Question

From a circular disc of radius R and mass 9M, a small disc of radius $\frac{R}{3}$ is removed as shown in figure. The moment of inertia of the remaining disc about an axis perpendicular to the plane of the disc passing through O is

• A. $4{MR}^2$
• B. $\frac{40}{9}{MR}^2$
• C. $40{MR}^2$
• D. $\frac{37}{9}{MR}^2$

Answer 1

The correct option is A $4{MR}^2$

Solution:- (A) $4M{R}^2$

As we know that the moment of inertia of complete disc about a perpendicular axis passing through centre $O$ is given as-

$I=\frac{1}{2}M{R}^2$

Whereas $M$ and $R$ are the mass and radius of the disc respectively.

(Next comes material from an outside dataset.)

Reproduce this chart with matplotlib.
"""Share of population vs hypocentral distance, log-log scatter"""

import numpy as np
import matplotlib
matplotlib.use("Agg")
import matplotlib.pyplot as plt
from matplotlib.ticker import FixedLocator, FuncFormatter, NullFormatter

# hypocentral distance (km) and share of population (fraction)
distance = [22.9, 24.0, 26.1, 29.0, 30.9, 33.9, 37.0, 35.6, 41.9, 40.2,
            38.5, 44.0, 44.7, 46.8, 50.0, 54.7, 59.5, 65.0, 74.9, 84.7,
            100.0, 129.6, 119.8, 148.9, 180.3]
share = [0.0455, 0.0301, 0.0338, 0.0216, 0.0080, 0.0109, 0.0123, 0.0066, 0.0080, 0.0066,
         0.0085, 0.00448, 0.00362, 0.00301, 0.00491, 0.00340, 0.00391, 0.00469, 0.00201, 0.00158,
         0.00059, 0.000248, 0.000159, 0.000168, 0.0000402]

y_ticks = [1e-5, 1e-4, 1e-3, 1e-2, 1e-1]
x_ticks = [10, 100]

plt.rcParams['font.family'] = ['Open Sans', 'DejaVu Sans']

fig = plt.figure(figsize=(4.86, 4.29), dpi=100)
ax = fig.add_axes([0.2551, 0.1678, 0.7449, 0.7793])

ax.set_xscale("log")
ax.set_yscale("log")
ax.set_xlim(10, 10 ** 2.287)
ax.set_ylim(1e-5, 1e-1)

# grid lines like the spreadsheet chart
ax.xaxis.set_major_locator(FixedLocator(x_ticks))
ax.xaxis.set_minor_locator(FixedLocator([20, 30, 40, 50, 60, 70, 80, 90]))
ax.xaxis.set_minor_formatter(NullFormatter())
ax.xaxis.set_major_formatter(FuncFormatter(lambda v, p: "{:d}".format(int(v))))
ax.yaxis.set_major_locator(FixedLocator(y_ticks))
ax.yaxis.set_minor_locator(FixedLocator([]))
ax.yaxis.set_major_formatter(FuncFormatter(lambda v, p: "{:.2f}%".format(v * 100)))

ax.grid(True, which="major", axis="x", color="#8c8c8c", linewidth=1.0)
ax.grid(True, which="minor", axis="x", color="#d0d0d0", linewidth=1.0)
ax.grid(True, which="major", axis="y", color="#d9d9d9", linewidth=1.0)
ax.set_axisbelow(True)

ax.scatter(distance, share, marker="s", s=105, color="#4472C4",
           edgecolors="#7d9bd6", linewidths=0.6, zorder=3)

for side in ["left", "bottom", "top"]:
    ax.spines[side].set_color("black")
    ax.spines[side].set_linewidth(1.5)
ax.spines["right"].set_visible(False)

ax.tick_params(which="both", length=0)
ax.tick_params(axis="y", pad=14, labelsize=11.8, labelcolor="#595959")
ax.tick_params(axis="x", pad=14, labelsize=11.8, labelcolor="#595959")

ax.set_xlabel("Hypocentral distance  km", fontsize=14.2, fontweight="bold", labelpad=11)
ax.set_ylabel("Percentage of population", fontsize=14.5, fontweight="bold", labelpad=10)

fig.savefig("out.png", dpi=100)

Given that the mass of disc is $9M$ and radius is $R$.

Therefore,

$I_1=\frac{1}{2}\times 9M\times R^2=\frac{9}{2}M{R}^2$

Now, mass of cut out disc of radius $\frac{R}{3}$-

$m=\frac{9M}{\pi R^2}\times \pi {\left(\frac{R}{3}\right)}^2$

$\Rightarrow m=M$

Now using the theorem of parallel axis, the moment of inertia of cut out disc about the perpendicular axis passing through cenre $O$ is,

$I_2=\frac{1}{2}\times M\times {\left(\frac{R}{3}\right)}^{2}M{\left(\frac{2R}{3}\right)}^2$

$\Rightarrow I_2=\frac{1}{2}M{R}^2$

Therefore, the moment of inertia of residue disc is-

$I=I_1-I_2$

$\Rightarrow I=\frac{9}{2}M{R}^2-\frac{1}{2}M{R}^2$

$\Rightarrow I=4M{R}^2$

Hence the moment of inertia of the remaining disc about an axis perpendicular to the plane of the disc passing through $O$ is $4M{R}^2$.